Cineuropa: Was it easy to focus on the reasons that drive someone to prepare to carry out a suicide attack? Are there any differences when it is a woman doing it?
Mohamed Al-Daradji: This was the hardest challenge for both me and my co-writer, Isabelle Stead – putting ourselves in the shoes of a woman who is planning to commit an unthinkable act. Why would she choose to become a suicide bomber? Is it the promise of retribution or living a meaningful life? Is the reason religious, helping to build an Islamic utopia, or the promise of marriage in paradise? Does it empower a woman? What makes these women become the foot soldiers of the patriarchy? The Journey creates an opportunity to open up the discussion around this subject.
As an Iraqi filmmaker, I felt a responsibility to fully explore a topic I cannot comprehend, and understand what lies behind these acts. Dialogue is the most effective way of dealing with extreme violence where other counter-terrorism measures have failed.
We know that your source of inspiration was a real-life event. Could you elaborate a little more on that aspect?
In 2008, around the time I was preparing my film Son of Babylon, I read a news article about a female suicide bomber. Five minutes before the bomb was due to explode, she entered a police station full of remorse and confessed her intentions to the police. They stripped her of her clothes and tied her to the gates outside the station. She was just 16 years old. The image troubled me deeply. A girl so young caught up in something so sinister. From all the corners of the earth, similar stories started coming in: In Moscow, on 29 March 2010, two women bombed two subway stations, killing 38 people and injuring a further 60. It occurred to me that female suicide bombers could potentially be one of the greatest international threats that any country could face, especially Iraq.
The female suicide bomber is invisible, untouchable – she is an unsuspecting asset to extremist missions. Many are preyed on and brainwashed by extremist factions operating in Iraq, throughout the Middle East and across the world. We start life innocently, so what changes a person and drives them to commit such an extreme and atrocious act?
Coming from Iraq, did you have any related personal experience?
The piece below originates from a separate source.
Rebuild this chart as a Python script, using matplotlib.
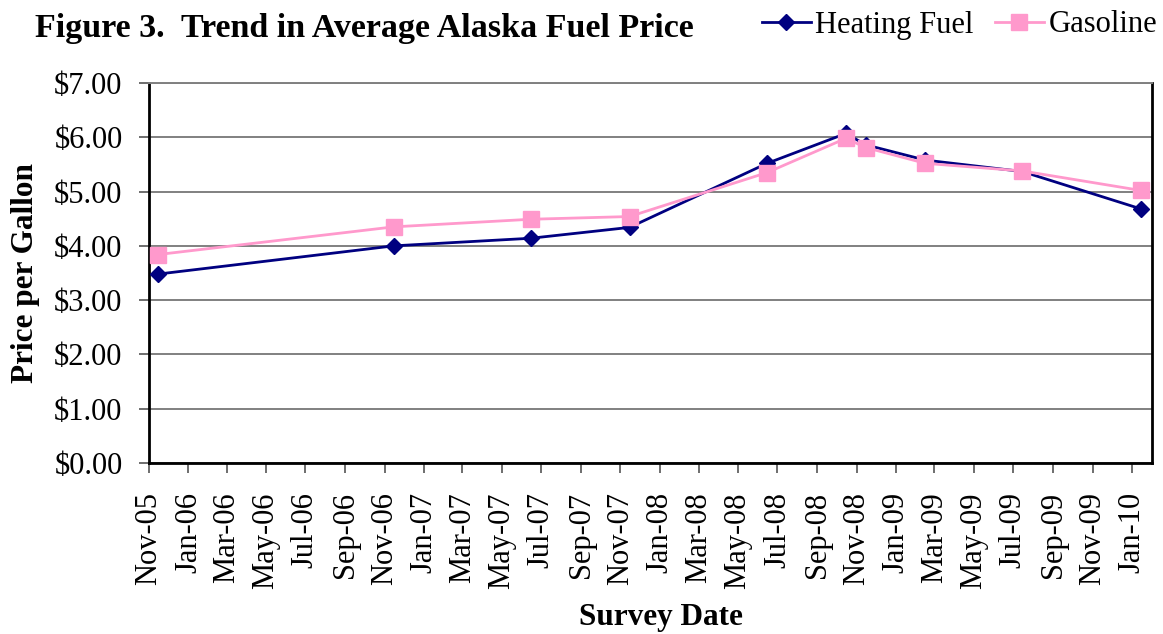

Having fled my homeland at 16 as a refugee in search of a safer life, I couldn’t believe it when the London attacks of 7/7 occurred. Nor could I believe that the instigators of these crimes were in fact my neighbours in Leeds. The attacks illustrated the fragility of any society under the threat of extremism. A decade on from the 7/7 bombings, terrorism is a bigger problem now than it was then. As groups like ISIS continue to undermine the progress of multiculturalism here in the UK, we continue to see more young people abandon their homes and families to join sinister causes abroad. Earlier in 2015, three British schoolgirls ran away from home to Syria to join ISIS, encouraged by empty promises and false intentions. Is this a result of Britain’s role in the 2003 invasion of Iraq? Its aftermath cannot be overstated; it will continue to serve ISIS with a justification for their activities, which plague our news on a daily basis with horrific attacks and subsequent retaliations on a global scale. It is reasonable to question whether, without the invasion, my main character Sara's journey would have taken place.
As a producer, what were the challenges that you had to face in order to finish The Journey?
Filmmaking in Iraq requires a tirelessly independent spirit. As we build our narratives, we are also rebuilding a shattered industry anew – we had to ship everything to Iraq. Our method strives to create authenticity, by using Iraqi non-professional actors and favouring real people, local crews and locations, and creating an intense cinematic realism. For authenticity purposes, we conducted extensive interviews with actual female suicide bombers. We carried out creative, technical and logistical location exploration in order to shoot in Baghdad's iconic central station. My challenge was to tell this story with just one shooting location: the train station.